Il CNR ha affrontato con successo anche questa difficile sfida tecnologica, aggirando il problema con la costruzione di uno strumento in cui sono ottimizzati sia il metodo di misura che l'efficienza strumentale, rendendo idoneo alla misura anche uno strumento non raffreddato. Questo nuovo strumento, chiamato REFIR e realizzato in tutte le sue parti presso l'Ente, unisce semplicità di concezione e operabilità.

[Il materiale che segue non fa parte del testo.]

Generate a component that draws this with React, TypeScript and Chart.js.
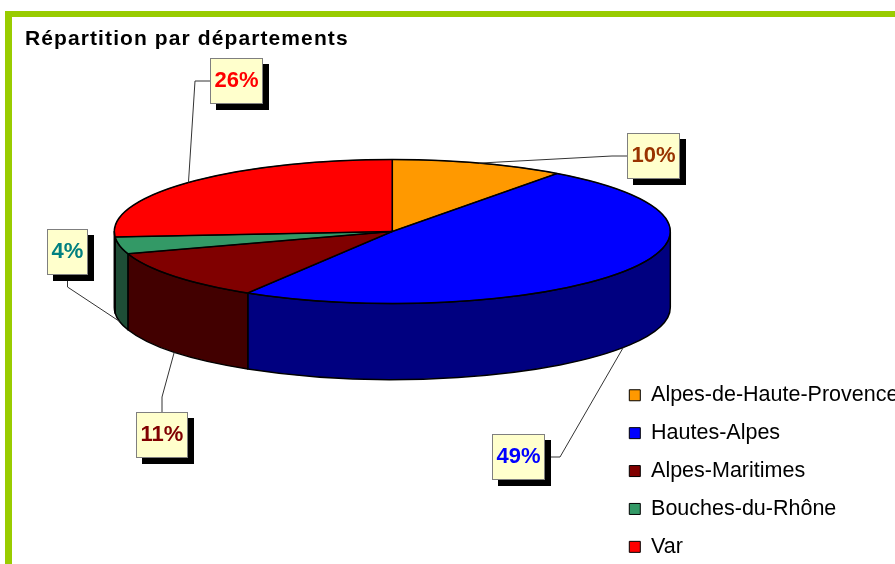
import React, { useEffect, useRef } from 'react';
import { Chart, registerables } from 'chart.js';

Chart.register(...registerables);

// ---- data ----
const categories = ['Alpes-de-Haute-Provence', 'Hautes-Alpes', 'Alpes-Maritimes', 'Bouches-du-Rhône', 'Var'];
const shares = [10.1, 48.6, 11.3, 3.8, 26.2];
const chartTitle = 'Répartition par départements';

// ---- styles ----
const topColors = ['#FF9900', '#0000FF', '#800000', '#339966', '#FF0000'];
const sideColors = ['#995C00', '#000080', '#420000', '#1E4D36', '#990000'];
const labelColors = ['#993300', '#0000FF', '#800000', '#008080', '#FF0000'];
// label box centre offset from its slice anchor, and side of the box the leader line leaves from
const labelOffsets = [[174, -7], [-105, 109], [-12, 83], [-52, -69], [48, -102]];
const leaderSides = ['left', 'right', 'top', 'bottom', 'left'];

const FONT = '"Liberation Sans", Arial, Helvetica, sans-serif';
const TILT = 72 / 278;
const DEPTH = 76;
const CANVAS_TOP = -111;
const CANVAS_W = 895;
const CANVAS_H = 685;

const pie3d = {
  id: 'pie3d',
  beforeDatasetsDraw(chart: any) {
    const meta = chart.getDatasetMeta(0);
    const arcs = meta.data;
    const ctx = chart.ctx;
    chart.$pie3dSaved = false;
    if (!arcs.length) return;
    const cx = arcs[0].x, cy = arcs[0].y, r = arcs[0].outerRadius;
    const ry = r * TILT;
    ctx.save();
    ctx.lineWidth = 1.5;
    ctx.strokeStyle = '#000';
    ctx.lineJoin = 'round';
    arcs.forEach((arc: any, i: number) => {
      const a = Math.max(arc.startAngle, 0);
      const b = Math.min(arc.endAngle, Math.PI);
      if (b <= a) return;
      ctx.beginPath();
      ctx.ellipse(cx, cy, r, ry, 0, a, b, false);
      ctx.ellipse(cx, cy + DEPTH, r, ry, 0, b, a, true);
      ctx.closePath();
      ctx.fillStyle = sideColors[i];
      ctx.fill();
      ctx.stroke();
    });
    ctx.restore();
    ctx.save();
    ctx.translate(cx, cy);
    ctx.scale(1, TILT);
    ctx.translate(-cx, -cy);
    chart.$pie3dSaved = true;
  },
  afterDatasetsDraw(chart: any) {
    const ctx = chart.ctx;
    if (chart.$pie3dSaved) ctx.restore();
    const meta = chart.getDatasetMeta(0);
    const arcs = meta.data;
    if (!arcs.length) return;
    const cx = arcs[0].x, cy = arcs[0].y, r = arcs[0].outerRadius;
    const ry = r * TILT;
    const values = chart.data.datasets[0].data as number[];
    const total = values.reduce((s, v) => s + v, 0);

    // outlines of the top face
    ctx.save();
    ctx.lineWidth = 1.5;
    ctx.strokeStyle = '#000';
    ctx.lineJoin = 'round';
    ctx.beginPath();
    ctx.ellipse(cx, cy, r, ry, 0, 0, Math.PI * 2);
    ctx.stroke();
    arcs.forEach((arc: any) => {
      ctx.beginPath();
      ctx.moveTo(cx, cy);
      ctx.lineTo(cx + r * Math.cos(arc.startAngle), cy + ry * Math.sin(arc.startAngle));
      ctx.stroke();
    });
    ctx.restore();

    // percentage labels
    ctx.save();
    ctx.font = `bold 22px ${FONT}`;
    arcs.forEach((arc: any, i: number) => {
      const mid = (arc.startAngle + arc.endAngle) / 2;
      const front = Math.sin(mid) > 0;
      const ax = cx + r * Math.cos(mid);
      const ay = cy + ry * Math.sin(mid) + (front ? DEPTH : 0);
      const text = Math.round((values[i] / total) * 100) + '%';
      const tw = ctx.measureText(text).width;
      const w = Math.round(tw + 9);
      const h = 46;
      const bx = Math.round(ax + labelOffsets[i][0] - w / 2);
      const by = Math.round(ay + labelOffsets[i][1] - h / 2);
      let px = 0, py = 0, ex = 0, ey = 0;
      switch (leaderSides[i]) {
        case 'left': px = bx; py = by + h / 2; ex = px - 15; ey = py; break;
        case 'right': px = bx + w; py = by + h / 2; ex = px + 15; ey = py; break;
        case 'top': px = bx + w / 2; py = by; ex = px; ey = py - 15; break;
        default: px = bx + w / 2; py = by + h; ex = px; ey = py + 12;
      }
      ctx.beginPath();
      ctx.moveTo(px, py);
      ctx.lineTo(ex, ey);
      ctx.lineTo(ax, ay);
      ctx.strokeStyle = '#333';
      ctx.lineWidth = 1;
      ctx.stroke();
      ctx.fillStyle = '#000';
      ctx.fillRect(bx + 6, by + 6, w, h);
      ctx.fillStyle = '#FFFFCC';
      ctx.fillRect(bx, by, w, h);
      ctx.strokeStyle = '#7F7F7F';
      ctx.strokeRect(bx + 0.5, by + 0.5, w - 1, h - 1);
      ctx.fillStyle = labelColors[i];
      ctx.textAlign = 'center';
      ctx.textBaseline = 'alphabetic';
      ctx.fillText(text, bx + w / 2, by + h / 2 + 6);
    });
    ctx.restore();
  },
  afterDraw(chart: any) {
    const ctx = chart.ctx;
    ctx.save();
    ctx.font = `bold 21px ${FONT}`;
    try { (ctx as any).letterSpacing = '1.1px'; } catch (e) { /* ignore */ }
    ctx.fillStyle = '#000';
    ctx.textAlign = 'left';
    ctx.textBaseline = 'alphabetic';
    ctx.fillText(chartTitle, 25, 45 - CANVAS_TOP);
    try { (ctx as any).letterSpacing = '0px'; } catch (e) { /* ignore */ }
    ctx.restore();
  },
};

export default function App() {
  const ref = useRef<HTMLCanvasElement | null>(null);

  useEffect(() => {
    if (!ref.current) return;
    const chart = new Chart(ref.current, {
      type: 'pie',
      data: {
        labels: categories,
        datasets: [
          {
            data: shares,
            backgroundColor: topColors,
            borderColor: '#000',
            borderWidth: 1,
            clip: false,
          } as any,
        ],
      },
      options: {
        responsive: false,
        animation: false,
        events: [],
        radius: 278,
        layout: { padding: { left: 171.7, right: 0, top: 0, bottom: 0 } },
        plugins: {
          title: { display: false },
          tooltip: { enabled: false },
          legend: {
            position: 'right',
            align: 'end',
            maxWidth: 282.1,
            labels: {
              boxWidth: 11,
              boxHeight: 11,
              padding: 16.4,
              color: '#000',
              font: { family: FONT, size: 21.5 },
            },
          },
        },
      } as any,
      plugins: [pie3d as any],
    });
    return () => chart.destroy();
  }, []);

  return (
    <div style={{ position: 'fixed', left: 0, top: 0, width: 895, height: 564, overflow: 'hidden', background: '#fff' }}>
      <div
        style={{
          position: 'absolute',
          left: 5,
          top: 11,
          width: 2000,
          height: 2000,
          borderLeft: '7px solid #99CC00',
          borderTop: '6px solid #99CC00',
        }}
      />
      <canvas
        ref={ref}
        width={CANVAS_W}
        height={CANVAS_H}
        style={{ position: 'absolute', left: 0, top: CANVAS_TOP, width: CANVAS_W, height: CANVAS_H }}
      />
    </div>
  );
}
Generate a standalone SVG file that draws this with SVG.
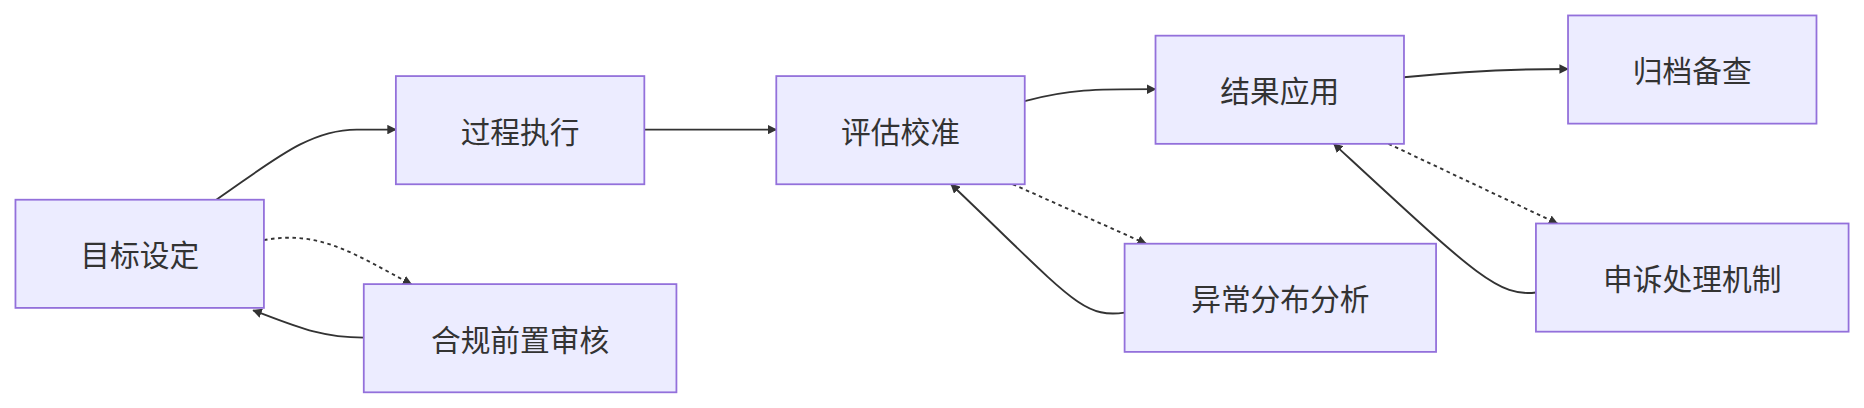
<svg xmlns="http://www.w3.org/2000/svg" width="1864" height="408" viewBox="0 0 1864 408">
<style>
.n rect{fill:#ECECFF;stroke:#9370DB;stroke-width:1.5}
.n text{font-family:"Noto Sans CJK SC",sans-serif;font-size:25px;fill:#333;text-anchor:middle;dominant-baseline:central}
.e path{fill:none;stroke:#333;stroke-width:1.6}
.e .d{stroke-dasharray:3 3}
</style>
<defs><marker id="a" viewBox="0 0 10 10" refX="9" refY="5" markerWidth="8" markerHeight="8" markerUnits="userSpaceOnUse" orient="auto"><path d="M0,0L10,5L0,10z" fill="#333"/></marker></defs>
<rect width="1864" height="408" fill="#fff"/>
<g transform="scale(1.1888)">
<g class="e">
<path d="M182,168 C230,135 260,109 300,109 L333,109" marker-end="url(#a)"/>
<path d="M542,109 L653,109" marker-end="url(#a)"/>
<path d="M862,85 C900,75 920,75 972,75" marker-end="url(#a)"/>
<path d="M1181,65 C1230,60 1270,58 1319,58" marker-end="url(#a)"/>
<path class="d" d="M222,202 C270,193 300,215 346,239" marker-end="url(#a)"/>
<path d="M306,284 C270,284 250,275 213,261" marker-end="url(#a)"/>
<path class="d" d="M852,155 L964,205" marker-end="url(#a)"/>
<path d="M946,263 C910,268 900,250 800,155" marker-end="url(#a)"/>
<path class="d" d="M1168,121 L1310,188" marker-end="url(#a)"/>
<path d="M1292,246 C1260,250 1240,230 1122,121" marker-end="url(#a)"/>
</g>
<g id="n1" class="n"><rect x="13" y="168" width="209" height="91"/><text x="117.5" y="213.5">目标设定</text></g>
<g id="n2" class="n"><rect x="333" y="64" width="209" height="91"/><text x="437.5" y="109.5">过程执行</text></g>
<g id="n3" class="n"><rect x="653" y="64" width="209" height="91"/><text x="757.5" y="109.5">评估校准</text></g>
<g id="n4" class="n"><rect x="972" y="30" width="209" height="91"/><text x="1076.5" y="75.5">结果应用</text></g>
<g id="n5" class="n"><rect x="1319" y="13" width="209" height="91"/><text x="1423.5" y="58.5">归档备查</text></g>
<g id="n6" class="n"><rect x="306" y="239" width="263" height="91"/><text x="437.5" y="284.5">合规前置审核</text></g>
<g id="n7" class="n"><rect x="946" y="205" width="262" height="91"/><text x="1077" y="250.5">异常分布分析</text></g>
<g id="n8" class="n"><rect x="1292" y="188" width="263" height="91"/><text x="1423.5" y="233.5">申诉处理机制</text></g>
</g>
</svg>
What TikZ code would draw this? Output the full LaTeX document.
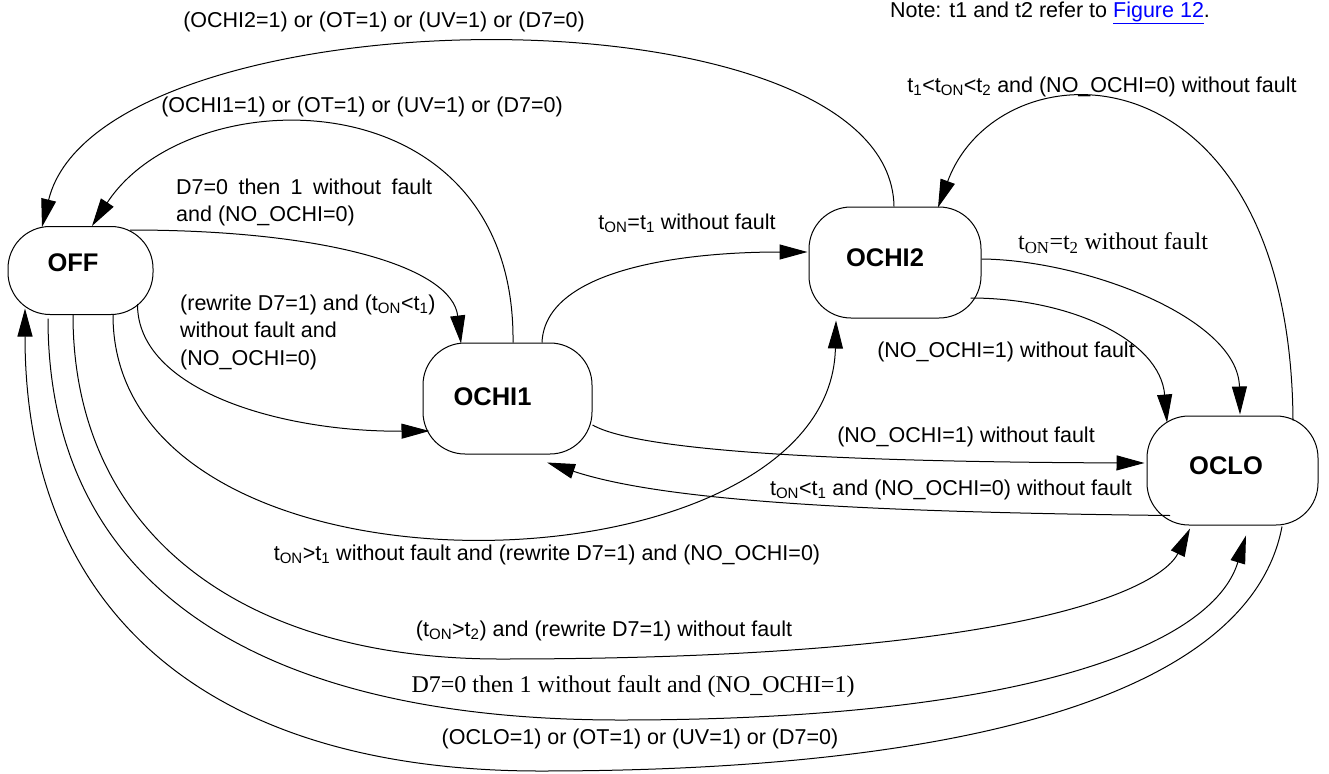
\documentclass[tikz,border=0pt]{standalone}
\usepackage{fontspec}
\setmainfont{Liberation Sans}
\newfontfamily\serifTNR{Liberation Serif}
\usetikzlibrary{arrows.meta,calc}
\newcommand\shiftlab[3]{\raisebox{#2}{#3}\hspace*{#1}}
\begin{document}
\begin{tikzpicture}[x=1pt,y=-1pt,
  state/.style={draw, line width=1pt, rounded corners=42pt, inner sep=0pt, font=\bfseries\fontsize{25.5}{30}\selectfont},
  lbl/.style={inner sep=0pt, font=\fontsize{21.5}{27.5}\selectfont},
  tlbl/.style={inner sep=0pt, font=\serifTNR\fontsize{24}{28}\selectfont},
  tr/.style={line width=1pt, -{Triangle[length=28pt,width=15pt]}}]
\useasboundingbox (0,0) rectangle (1329,773);

% states
\node[state, minimum width=145pt, minimum height=88pt] (OFF) at (80.5,270.5) {\shiftlab{15pt}{15pt}{OFF}};
\node[state, minimum width=169pt, minimum height=111pt] (OCHI1) at (507.5,398.5) {\shiftlab{30pt}{3pt}{OCHI1}};
\node[state, minimum width=172pt, minimum height=111pt] (OCHI2) at (895,262.5) {\shiftlab{20pt}{9pt}{OCHI2}};
\node[state, minimum width=171pt, minimum height=109pt] (OCLO) at (1232.5,470.5) {\shiftlab{13pt}{9pt}{OCLO}};

% labels
\node[lbl] (l1) at (384,22) {(OCHI2=1) or (OT=1) or (UV=1) or (D7=0)};
\node[lbl] (l2) at (362,107) {(OCHI1=1) or (OT=1) or (UV=1) or (D7=0)};
\node[lbl, align=left, anchor=west] (l3) at (176,202.5) {\makebox[256pt][s]{D7=0 then 1 without fault}\\and (NO\_OCHI=0)};
\node[lbl, align=left, anchor=west] (l4) at (180,332) {(rewrite D7=1) and (t\textsubscript{ON}<t\textsubscript{1})\\without fault and\\(NO\_OCHI=0)};
\node[lbl] (l5) at (687,223) {t\textsubscript{ON}=t\textsubscript{1} without fault};
\node[tlbl] (l6) at (1113,243) {t\textsubscript{ON}=t\textsubscript{2} without fault};
\node[lbl] (l7) at (1006,352) {(NO\_OCHI=1) without fault};
\node[lbl] (l8) at (1102,87) {t\textsubscript{1}<t\textsubscript{ON}<t\textsubscript{2} and (NO\_OCHI=0) without fault};
\node[lbl] (l9) at (966,437) {(NO\_OCHI=1) without fault};
\node[lbl, anchor=east] (l10) at (1132,490) {t\textsubscript{ON}<t\textsubscript{1} and (NO\_OCHI=0) without fault};
\node[lbl] (l11) at (547,555) {t\textsubscript{ON}>t\textsubscript{1} without fault and (rewrite D7=1) and (NO\_OCHI=0)};
\node[lbl] (l12) at (604,631) {(t\textsubscript{ON}>t\textsubscript{2}) and (rewrite D7=1) without fault};
\node[tlbl] (l13) at (633,687) {D7=0 then 1 without fault and (NO\_OCHI=1)};
\node[lbl] (l14) at (640,739) {(OCLO=1) or (OT=1) or (UV=1) or (D7=0)};
\node[lbl] (note) at (1050,13) {Note: t1 and t2 refer to \textcolor{blue}{\underline{Figure 12}}.};

% transitions
\draw[tr] ($(OCHI2.north)+(-1,0)$) .. controls (890,-20) and (100,-10) .. ($(OFF.north)+(-38.5,1)$);
\draw[tr] ($(OCHI1.north)+(5.5,0)$) .. controls (516,75) and (190,76) .. ($(OFF.north)+(11.5,0)$);
\draw[tr] ($(OFF.north)+(49.5,4)$) .. controls (330,230) and (452,268) .. ($(OCHI1.north)+(-46.5,1)$);
\draw[tr] ($(OFF.east)+(-16,33.5)$) .. controls (137,390) and (280,432) .. ($(OCHI1.west)+(7,32.5)$);
\draw[tr] ($(OCHI1.north)+(34.5,0)$) .. controls (545,270) and (680,252) .. ($(OCHI2.west)+(-1,-10.5)$);
\draw[tr] ($(OCHI2.east)+(0,-3.5)$) .. controls (1085,260) and (1238,318) .. ($(OCLO.north)+(7.5,-1)$);
\draw[tr] ($(OCHI2.east)+(-11,35.5)$) .. controls (1070,298) and (1160,340) .. ($(OCLO.north)+(-65.5,7)$);
\draw[tr] ($(OCLO.north)+(60.5,5)$) .. controls (1290,40) and (1000,40) .. ($(OCHI2.north)+(43,1)$);
\draw[tr] ($(OCHI1.east)+(0,26.5)$) .. controls (640,452) and (850,462) .. ($(OCLO.west)+(-2,-7.5)$);
\draw[tr] ($(OCLO.south)+(-62.5,-10)$) .. controls (850,512) and (660,500) .. ($(OCHI1.south)+(39.5,8)$);
\draw[tr] ($(OFF.south)+(32.5,0)$) .. controls (113,620) and (830,600) .. ($(OCHI2.south)+(-59,2)$);
\draw[tr] ($(OFF.south)+(-7.5,0)$) .. controls (73,528) and (235,659) .. (500,659)
          .. controls (1050,659) and (1164,582) .. ($(OCLO.south)+(-42.5,3)$);
\draw[tr] ($(OFF.south)+(-32.5,3.5)$) .. controls (48,579) and (248,720) .. (620,720)
          .. controls (1020,720) and (1212,647) .. ($(OCLO.south)+(13.5,10)$);
\draw[tr] ($(OCLO.south)+(49.5,1)$) .. controls (1252,686) and (990,771) .. (540,771)
          .. controls (205,771) and (25,609) .. ($(OFF.south)+(-55.5,-6.5)$);
\end{tikzpicture}
\end{document}
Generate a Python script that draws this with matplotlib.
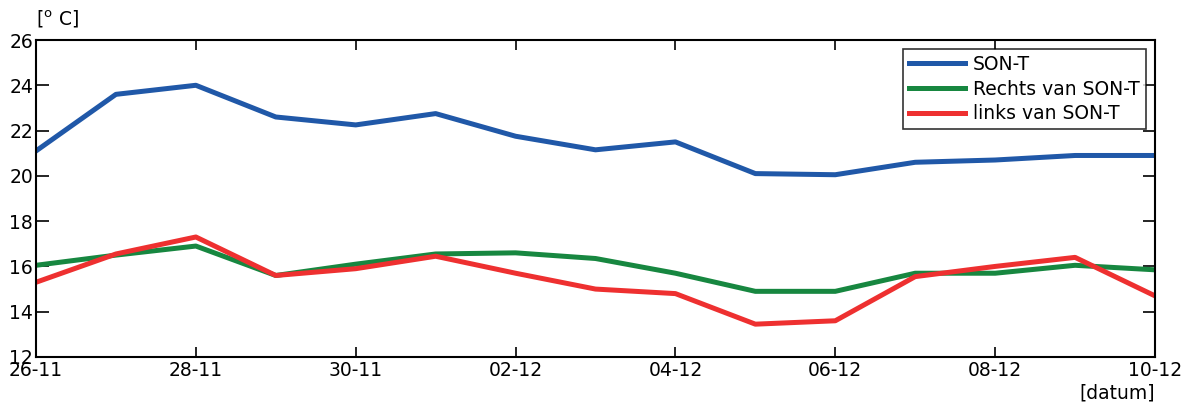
import matplotlib.pyplot as plt
import numpy as np

# daily temperatures, 26-11 .. 10-12
dagen = ['26-11', '27-11', '28-11', '29-11', '30-11', '01-12', '02-12', '03-12',
         '04-12', '05-12', '06-12', '07-12', '08-12', '09-12', '10-12']
son_t = [21.1, 23.6, 24.0, 22.6, 22.25, 22.75, 21.75, 21.15, 21.5, 20.1, 20.05, 20.6, 20.7, 20.9, 20.9]
rechts = [16.05, 16.5, 16.9, 15.6, 16.1, 16.55, 16.6, 16.35, 15.7, 14.9, 14.9, 15.7, 15.7, 16.05, 15.85]
links = [15.3, 16.55, 17.3, 15.6, 15.9, 16.45, 15.7, 15.0, 14.8, 13.45, 13.6, 15.55, 16.0, 16.4, 14.7]

plt.rcParams['font.family'] = 'DejaVu Sans'
fig = plt.figure(figsize=(11.92, 4.08), dpi=100)
ax = fig.add_axes([36 / 1192, 1 - 357 / 408, 1119 / 1192, 317 / 408])

x = np.arange(len(dagen))
ax.plot(x, son_t, color='#2058a8', lw=3.6, label='SON-T')
ax.plot(x, rechts, color='#178740', lw=3.6, label='Rechts van SON-T')
ax.plot(x, links, color='#ee3030', lw=3.6, label='links van SON-T')

ax.set_xlim(0, 14)
ax.set_ylim(12, 26)
ax.set_xticks(x[::2])
ax.set_xticklabels(dagen[::2])
ax.set_yticks(np.arange(12, 27, 2))
ax.tick_params(direction='in', top=True, right=True, length=7.5, width=1.2,
               labelsize=13.5, pad=2)
ax.tick_params(axis='y', which='both', left=True, length=9)
ax.tick_params(axis='x', pad=3)
for s in ax.spines.values():
    s.set_linewidth(1.5)

ax.text(0, 1.03, '[$^{\\rm o}$ C]', transform=ax.transAxes, fontsize=13.5, ha='left', va='bottom')
ax.text(1.0, -0.085, '[datum]', transform=ax.transAxes, fontsize=13.5, ha='right', va='top')

leg = ax.legend(loc='upper right', fontsize=13.5, frameon=True, fancybox=False,
                edgecolor='black', handlelength=3.0, borderaxespad=0.5,
                labelspacing=0.3, handletextpad=0.45, borderpad=0.3)
leg.get_frame().set_linewidth(1.2)

fig.savefig('out.png', dpi=100)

Una prima misura è stata effettuata portando REFIR ad una quota di 35 km - praticamente fuori dall'atmosfera che causa l'effetto serra - con un pallone stratosferico. Il volo è avvenuto in una zona tropicale, partendo dalla base di Teresina in Brasile. Lo strumento, guardando verso il nadir, osserva l'intero spettro dell'emissione della Terra verso lo spazio, che a seconda delle frequenze spettrali coincide con l'emissione della superficie terrestre o con l'emissione della superficie attenuata dall'assorbimento dei gas serra, con una risoluzione spettrale che include anche il lontano infrarosso. Dalle righe presenti nello spettro osservato è possibile riconoscere i gas che contribuiscono all'effetto serra e determinare la loro distribuzione in quota: si tratta della prima misura dell'effetto serra effettuata in modo così dettagliato e completo, che comprende anche la regione poco studiata del lontano infrarosso dove si manifesta la maggior parte dell'effetto serra dovuto al vapore acqueo. Un contributo fondamentale.